On Jun 6, 2012, at 7:43 PM, genewardsmith <genewardsmith@sbcglobal.net>
wrote:

--- In tuning-math@yahoogroups.com, Mike Battaglia <battaglia01@...> wrote:
>
> I was just talking about superbadness, correct?

Yes, but I think I didn't get the gist. I thought you meant a badness
function that could compare between differnt groups, not compare the groups
themselves, whatever the hell that means.
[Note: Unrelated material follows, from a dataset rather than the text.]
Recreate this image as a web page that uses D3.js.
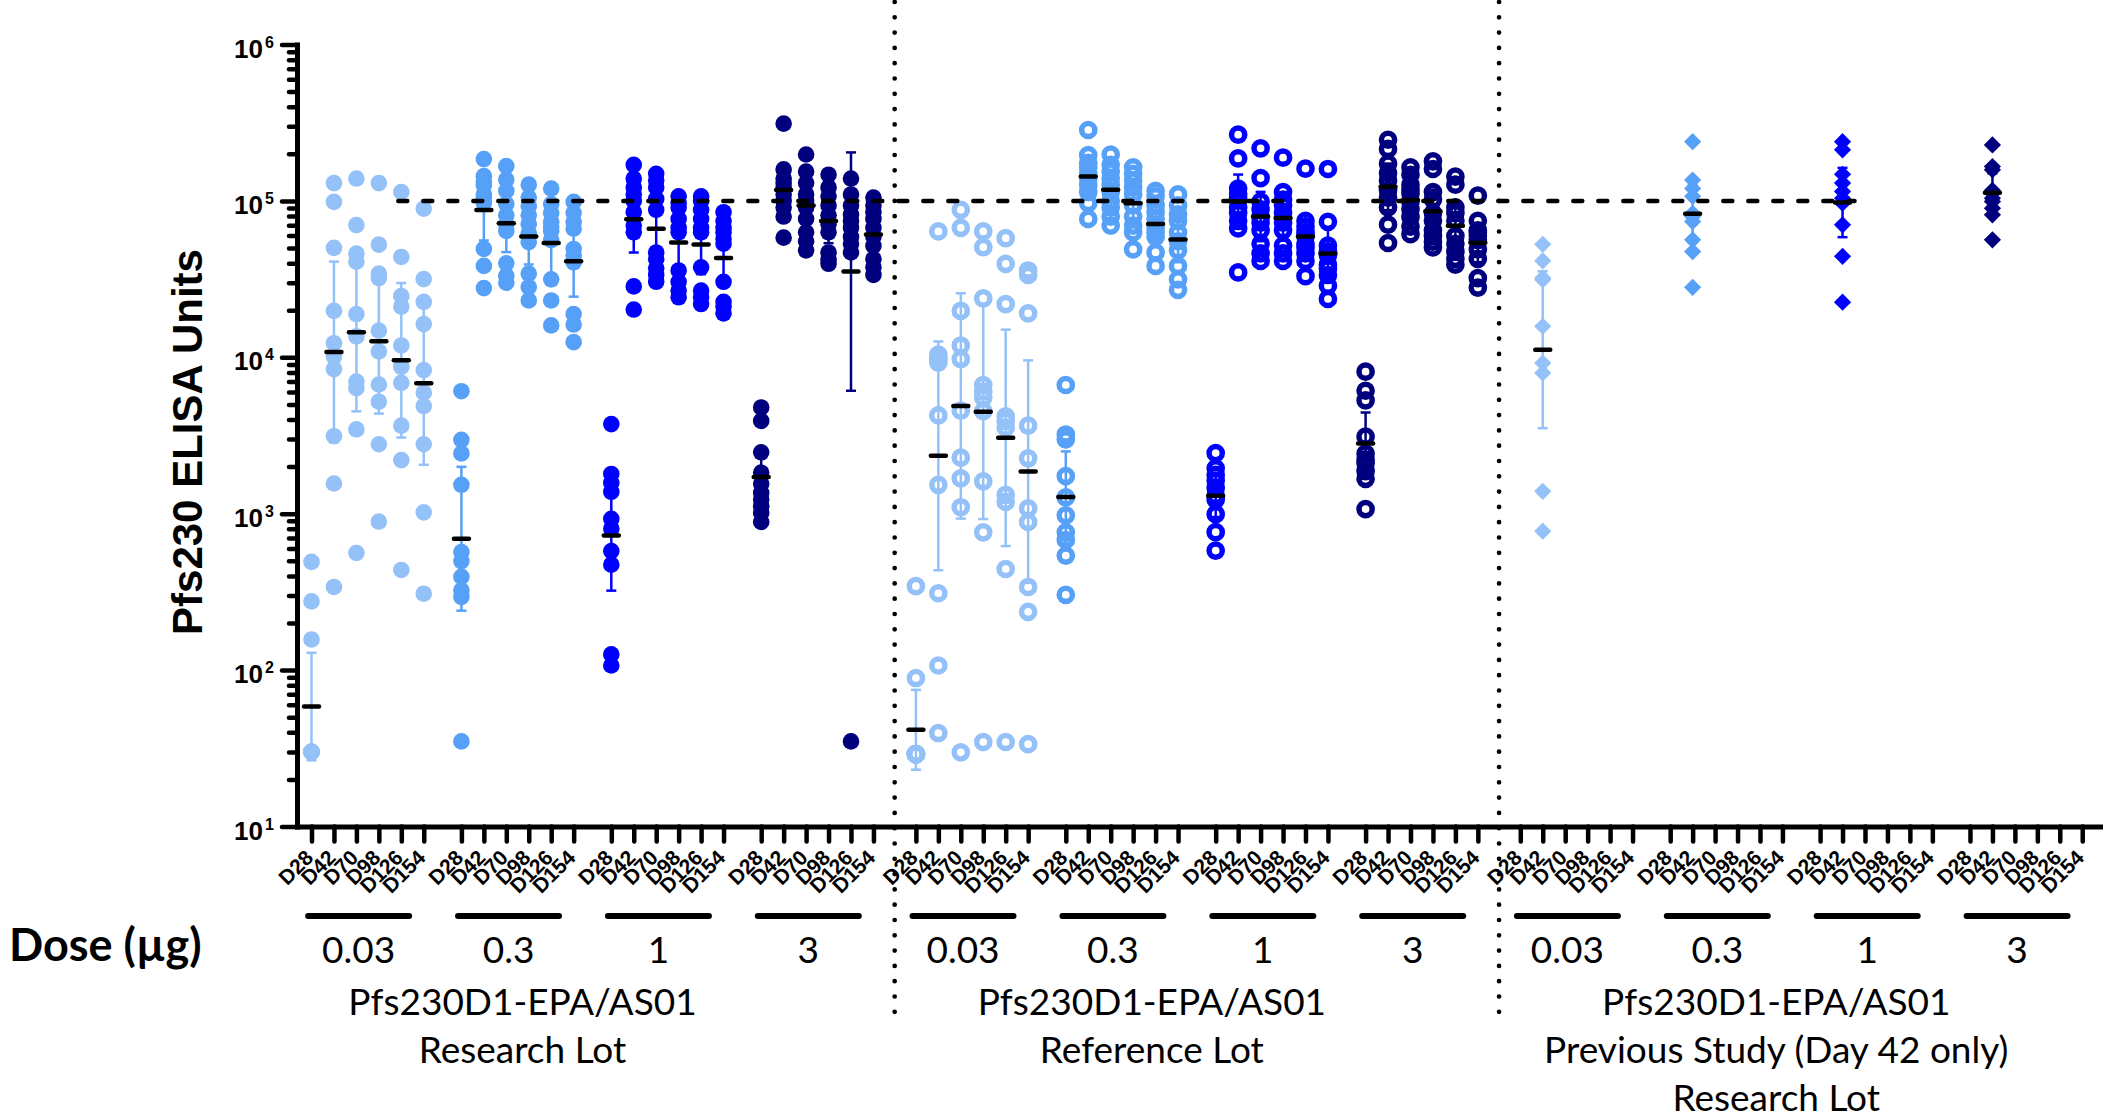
<!DOCTYPE html>
<html>
<head>
<meta charset="utf-8">
<script src="https://cdn.jsdelivr.net/npm/d3@7"></script>
<style>
  html, body { margin: 0; padding: 0; background: #fff; }
  svg { display: block; }
</style>
</head>
<body>
<svg id="chart" width="2103" height="1120"></svg>
<script>
// ---------- categories ----------
const days = ["D28", "D42", "D70", "D98", "D126", "D154"];
const doses = ["0.03", "0.3", "1", "3"];
const sectionTitles = [
  ["Pfs230D1-EPA/AS01", "Research Lot"],
  ["Pfs230D1-EPA/AS01", "Reference Lot"],
  ["Pfs230D1-EPA/AS01", "Previous Study (Day 42 only)", "Research Lot"]
];
const yExponents = [1, 2, 3, 4, 5, 6];
const thresholdValue = 1e5;

// ---------- ELISA units per subject, one inner array per study day ----------
const research003 = [
  [492, 275, 157, 30, 30, 30, 30, 30, 30, 30],
  [130000, 98600, 50100, 19800, 12300, 10100, 8400, 3130, 1560, 340],
  [139000, 70000, 46100, 40900, 18900, 13600, 7000, 6350, 3460, 561],
  [130000, 52500, 34300, 32100, 14800, 10900, 6700, 5200, 2780, 891],
  [114000, 43800, 24600, 21100, 11900, 8670, 6870, 3660, 2200, 437],
  [89300, 31600, 22600, 16300, 8280, 5940, 4880, 2780, 1020, 308]
];
const research03 = [
  [6070, 2970, 2430, 1530, 569, 498, 395, 324, 294, 35],
  [185000, 144000, 133000, 126000, 110000, 105000, 96800, 49300, 38400, 27700],
  [167000, 137000, 116000, 95500, 80900, 71000, 64300, 39900, 33200, 30000],
  [127000, 105000, 92500, 80900, 71000, 62100, 54500, 34300, 28100, 23100],
  [120000, 95500, 83600, 73300, 68500, 64300, 56200, 31500, 23100, 16000],
  [98600, 83600, 73300, 66400, 49300, 44700, 40500, 18900, 16200, 12500]
];
const research1 = [
  [3740, 1795, 1574, 1380, 927, 802, 577, 472, 126, 107],
  [170000, 139000, 122000, 110000, 100000, 84700, 69500, 63000, 28400, 20200],
  [149000, 135000, 122000, 103000, 87700, 46800, 42400, 37100, 33600, 30400],
  [107000, 96800, 90600, 76700, 67300, 63000, 35900, 30400, 26700, 24200],
  [107000, 100000, 87700, 76700, 67300, 63000, 37600, 26700, 24200, 21900],
  [84700, 74300, 67300, 63000, 57000, 53300, 30400, 22600, 21100, 19100]
];
const research3 = [
  [4780, 3920, 2470, 1830, 1556, 1361, 1233, 1117, 1012, 885],
  [312000, 159000, 139000, 130000, 122000, 110000, 100000, 90600, 79400, 58200],
  [198000, 154000, 130000, 110000, 100000, 90600, 76700, 63000, 55200, 48300],
  [147000, 122000, 107000, 93500, 80900, 71000, 63000, 46800, 42400, 39600],
  [139000, 110000, 93500, 82000, 74300, 67300, 58900, 53300, 46800, 35],
  [105000, 93500, 84700, 76700, 67300, 58900, 51600, 42400, 37600, 33600]
];
const reference003 = [
  [344, 89, 29, 29, 29, 29, 29, 29, 29, 29],
  [63800, 10400, 9900, 9600, 9250, 4250, 1530, 310, 107, 39.6],
  [87700, 67300, 19800, 11900, 9750, 4560, 2280, 1680, 1100, 29.8],
  [63800, 50600, 23800, 6650, 6030, 5520, 4530, 1610, 760, 34.7],
  [57800, 39600, 21900, 4190, 3920, 3550, 1320, 1190, 443, 34.7],
  [35900, 33600, 19100, 3660, 2260, 1080, 885, 340, 236, 33.6]
];
const reference03 = [
  [6650, 3210, 2990, 1740, 1270, 977, 760, 679, 540, 303],
  [284000, 196000, 175000, 164000, 151000, 139000, 126000, 114000, 96800, 76700],
  [198000, 170000, 154000, 139000, 126000, 114000, 100000, 90600, 79400, 69500],
  [164000, 149000, 135000, 122000, 110000, 93500, 79400, 69500, 63000, 49000],
  [116000, 107000, 93500, 84700, 76700, 67300, 63000, 58900, 46800, 38400],
  [110000, 93500, 82000, 74300, 63000, 55200, 48300, 38400, 31500, 27000]
];
const reference1 = [
  [2440, 1950, 1770, 1630, 1460, 1300, 1230, 993, 762, 581],
  [265000, 187000, 120000, 111000, 104000, 90800, 83600, 74600, 66700, 34900],
  [217000, 140000, 98900, 88300, 78900, 72600, 64900, 53200, 46200, 41300],
  [189000, 114000, 102000, 93500, 83600, 72600, 64900, 51800, 46200, 41300],
  [161000, 74600, 68500, 63100, 59600, 53200, 50400, 46200, 41300, 33000],
  [160000, 73500, 51800, 47500, 45000, 39100, 37000, 33600, 28700, 23600]
];
const reference3 = [
  [8090, 6110, 5310, 3110, 2420, 2220, 2100, 1870, 1670, 1070],
  [246000, 215000, 173000, 151000, 135000, 117000, 105000, 90800, 70600, 53800],
  [164000, 147000, 127000, 117000, 111000, 98900, 88300, 78900, 68500, 61200],
  [179000, 160000, 114000, 102000, 83600, 74600, 64900, 59600, 54800, 50400],
  [143000, 127000, 90800, 83600, 74600, 59600, 53200, 47500, 42600, 39100],
  [108000, 74600, 64900, 63000, 60000, 56400, 49000, 42600, 32100, 27900]
];
// previous study: day 42 only
const previous003 = [52800, 41400, 32100, 31300, 15800, 9180, 7940, 1390, 773];
const previous03 = [239000, 136000, 120000, 107000, 83400, 79400, 73800, 56400, 47400, 28000];
const previous1 = [239000, 212000, 148000, 130000, 115000, 104000, 96600, 70300, 44200, 22500];
const previous3 = [228000, 166000, 158000, 117000, 112000, 104000, 99000, 89700, 81500, 56400];

// ---------- styles ----------
const doseColors = ["#94c1f7", "#56a0f8", "#0000ff", "#00007f"];
const arialBold = "'Liberation Sans', Arial, sans-serif";
const humanist = "Lato, 'Open Sans', sans-serif";

// ---------- layout ----------
const W = 2103, H = 1120;
const AX = { left: 297, right: 2103, top: 44.5, bottom: 826.5 };
const groupPitch = 6.677, sectionExtra = 0.214;
const slotOf = (s, d, k) => (s * 4 + d) * groupPitch + s * sectionExtra + k;

const x = d3.scaleLinear().domain([-0.646, 79.8]).range([AX.left, AX.right]);
const y = d3.scaleLog().domain([10, 1e6]).range([AX.bottom, AX.top]);

const svg = d3.select("#chart");

// two-sided 95% t quantiles by degrees of freedom
const t975 = { 5: 2.571, 6: 2.447, 7: 2.365, 8: 2.306, 9: 2.262, 10: 2.228, 11: 2.201 };

// assemble columns with geometric mean and 95% CI
const sectionData = [
  [research003, research03, research1, research3],
  [reference003, reference03, reference1, reference3],
  [[[], previous003, [], [], [], []], [[], previous03, [], [], [], []],
   [[], previous1, [], [], [], []], [[], previous3, [], [], [], []]]
];
const columns = [];
sectionData.forEach((secArr, s) => secArr.forEach((doseArr, d) => doseArr.forEach((vals, k) => {
  if (!vals.length) return;
  const logs = vals.map(Math.log10);
  const m = d3.mean(logs);
  const half = t975[vals.length - 1] * d3.deviation(logs) / Math.sqrt(vals.length);
  columns.push({ s, d, k, vals, gm: Math.pow(10, m), lo: Math.pow(10, m - half), hi: Math.pow(10, m + half) });
})));

// ---------- axes ----------
const allSlots = [];
for (let s = 0; s < 3; s++) for (let d = 0; d < 4; d++) for (let k = 0; k < 6; k++) allSlots.push({ s, d, k, v: slotOf(s, d, k) });

const majors = yExponents.map(e => Math.pow(10, e));
const minors = [];
yExponents.slice(0, -1).forEach(e => { for (let m = 2; m <= 9; m++) minors.push(m * Math.pow(10, e)); });

const yAxisG = svg.append("g").attr("transform", `translate(${AX.left},0)`)
  .call(d3.axisLeft(y).tickValues(majors).tickSize(15).tickSizeOuter(0).tickFormat(""));
const yMinorG = svg.append("g").attr("transform", `translate(${AX.left},0)`)
  .call(d3.axisLeft(y).tickValues(minors).tickSize(8).tickSizeOuter(0).tickFormat(""));
yMinorG.select(".domain").remove();

const xAxisG = svg.append("g").attr("transform", `translate(0,${AX.bottom})`)
  .call(d3.axisBottom(x).tickValues(allSlots.map(t => t.v)).tickSize(15).tickSizeOuter(0).tickFormat(""));

[yAxisG, yMinorG, xAxisG].forEach(g => {
  g.selectAll(".tick line").attr("stroke", "#000").attr("stroke-width", 4.5).attr("stroke-linecap", "round");
  g.select(".domain").attr("stroke", "#000").attr("stroke-width", 5).attr("stroke-linecap", "square");
});

// y tick labels: 10 with superscript exponent
const yLab = svg.append("g").attr("font-family", arialBold).attr("font-weight", "bold").attr("fill", "#000");
yExponents.forEach(e => {
  const yy = y(Math.pow(10, e));
  yLab.append("text").attr("x", 263).attr("y", yy + 13).attr("text-anchor", "end")
    .attr("font-size", 26).text("10");
  yLab.append("text").attr("x", 265).attr("y", yy + 3).attr("text-anchor", "start")
    .attr("font-size", 16).text(e);
});

// x tick labels (rotated day labels)
svg.append("g").attr("font-family", arialBold).attr("font-weight", "bold").attr("font-size", 21)
  .selectAll("text").data(allSlots).join("text")
  .attr("text-anchor", "end")
  .attr("transform", t => `translate(${x(t.v) + 3},859) rotate(-45)`)
  .text(t => days[t.k]);

// y axis title
svg.append("text")
  .attr("transform", "translate(202,442) rotate(-90)")
  .attr("text-anchor", "middle").attr("font-family", arialBold).attr("font-weight", "bold")
  .attr("font-size", 42).text("Pfs230 ELISA Units");

// ---------- section separators ----------
[0, 1].forEach(s => {
  const xm = (x(slotOf(s, 3, 5)) + x(slotOf(s + 1, 0, 0))) / 2;
  svg.append("line").attr("x1", xm).attr("x2", xm).attr("y1", 2).attr("y2", 1024)
    .attr("stroke", "#000").attr("stroke-width", 4.7).attr("stroke-linecap", "round")
    .attr("stroke-dasharray", "0 15.3");
});

// ---------- dose bars, dose labels, section titles ----------
const under = svg.append("g");
for (let s = 0; s < 3; s++) for (let d = 0; d < 4; d++) {
  const c = (x(slotOf(s, d, 0)) + x(slotOf(s, d, 5))) / 2 - 9;
  under.append("line").attr("x1", c - 50.5).attr("x2", c + 50.5).attr("y1", 916).attr("y2", 916)
    .attr("stroke", "#000").attr("stroke-width", 6).attr("stroke-linecap", "round");
  under.append("text").attr("x", c).attr("y", 963).attr("text-anchor", "middle")
    .attr("font-family", humanist).attr("font-size", 37).text(doses[d]);
}
const titleShift = [-70, -45, -25];
const titleBaselines = [1015, 1063, 1111];
sectionTitles.forEach((lines, s) => {
  const c = (x(slotOf(s, 0, 0)) + x(slotOf(s, 3, 5))) / 2 + titleShift[s];
  lines.forEach((ln, i) => {
    svg.append("text").attr("x", c).attr("y", titleBaselines[i]).attr("text-anchor", "middle")
      .attr("font-family", humanist).attr("font-size", 37).text(ln);
  });
});
svg.append("text").attr("x", 9).attr("y", 961).attr("font-family", humanist)
  .attr("font-weight", "bold").attr("font-size", 45).text("Dose (\u00b5g)");

// ---------- data: error bars (geometric mean, 95% CI) ----------
const plot = svg.append("g");
const eb = plot.append("g");
columns.forEach(c => {
  const cx = x(slotOf(c.s, c.d, c.k));
  const col = doseColors[c.d];
  eb.append("line").attr("x1", cx).attr("x2", cx).attr("y1", y(c.lo)).attr("y2", y(c.hi))
    .attr("stroke", col).attr("stroke-width", 2.5);
  [c.lo, c.hi].forEach(v => eb.append("line").attr("x1", cx - 5).attr("x2", cx + 5)
    .attr("y1", y(v)).attr("y2", y(v)).attr("stroke", col).attr("stroke-width", 2.5));
});

// ---------- data: points ----------
const pts = plot.append("g");
const diamond = r => `M0,${-r}L${r},0L0,${r}L${-r},0Z`;
columns.forEach(c => {
  const cx = x(slotOf(c.s, c.d, c.k));
  const col = doseColors[c.d];
  c.vals.forEach(v => {
    const cy = y(v);
    if (c.s === 0) {
      pts.append("circle").attr("cx", cx).attr("cy", cy).attr("r", 8.3).attr("fill", col);
    } else if (c.s === 1) {
      pts.append("circle").attr("cx", cx).attr("cy", cy).attr("r", 6.6)
        .attr("fill", "none").attr("stroke", col).attr("stroke-width", 5.5);
    } else {
      pts.append("path").attr("transform", `translate(${cx},${cy})`).attr("d", diamond(8.6)).attr("fill", col);
    }
  });
});

// ---------- geometric mean markers ----------
const gmG = plot.append("g");
columns.forEach(c => {
  const cx = x(slotOf(c.s, c.d, c.k));
  gmG.append("line").attr("x1", cx - 7.5).attr("x2", cx + 7.5).attr("y1", y(c.gm)).attr("y2", y(c.gm))
    .attr("stroke", "#000").attr("stroke-width", 4.5).attr("stroke-linecap", "round");
});

// ---------- 10^5 reference line ----------
svg.append("line")
  .attr("x1", x(slotOf(0, 0, 4)) - 3).attr("x2", x(slotOf(2, 2, 1)) + 12)
  .attr("y1", y(thresholdValue)).attr("y2", y(thresholdValue))
  .attr("stroke", "#000").attr("stroke-width", 4.5).attr("stroke-linecap", "round")
  .attr("stroke-dasharray", "9 16");
</script>
</body>
</html>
I meant a badness function which can compare 2.3.7 64/63 with 2.3.5 81/80.
This means I also want to be able to compare 2.3.7 JI to 2.3.5 JI. What's
the problem?

-Mike

🔗genewardsmith <genewardsmith@sbcglobal.net>

6/6/2012 8:09:59 PM

--- In tuning-math@yahoogroups.com, Mike Battaglia <battaglia01@...> wrote:

> I meant a badness function which can compare 2.3.7 64/63 with 2.3.5 81/80.
> This means I also want to be able to compare 2.3.7 JI to 2.3.5 JI. What's
> the problem?

The problem is you didn't say that.

🔗Mike Battaglia <battaglia01@gmail.com>

6/6/2012 8:26:24 PM

On Jun 6, 2012, at 11:10 PM, genewardsmith <genewardsmith@sbcglobal.net>
wrote:

--- In tuning-math@yahoogroups.com, Mike Battaglia <battaglia01@...> wrote:

> I meant a badness function which can compare 2.3.7 64/63 with 2.3.5 81/80.
> This means I also want to be able to compare 2.3.7 JI to 2.3.5 JI. What's
> the problem?

The problem is you didn't say that.

Oh please. The very first thing I said was

"All of these different JI groups aren't separate, because they lie in
the complete lattice of finitely generated subgroups of the
overarching multiplicative group of the positive rationals. There's no
need to think of 2.3.7 being a subgroup of 2.3.5.7 in any different
way than that 2.3.5.7 is a subgroup of 2.3.5.7.11 or 2.3.5.7.13 or
2.3.5.7.13/11. Using this principle, you can then compare subgroups of
the same rank with one another."

Then I gave a way to do that, then I said

"Once you can compare subgroups, you can compare temperaments across
same-rank subgroups of the same rank (and hence same codimension):
each temperament can be assigned a "superbadness" which factors in the
complexity of its subgroup and the badness of the temperament."

I'm not sure what you think I've been talking about if not this.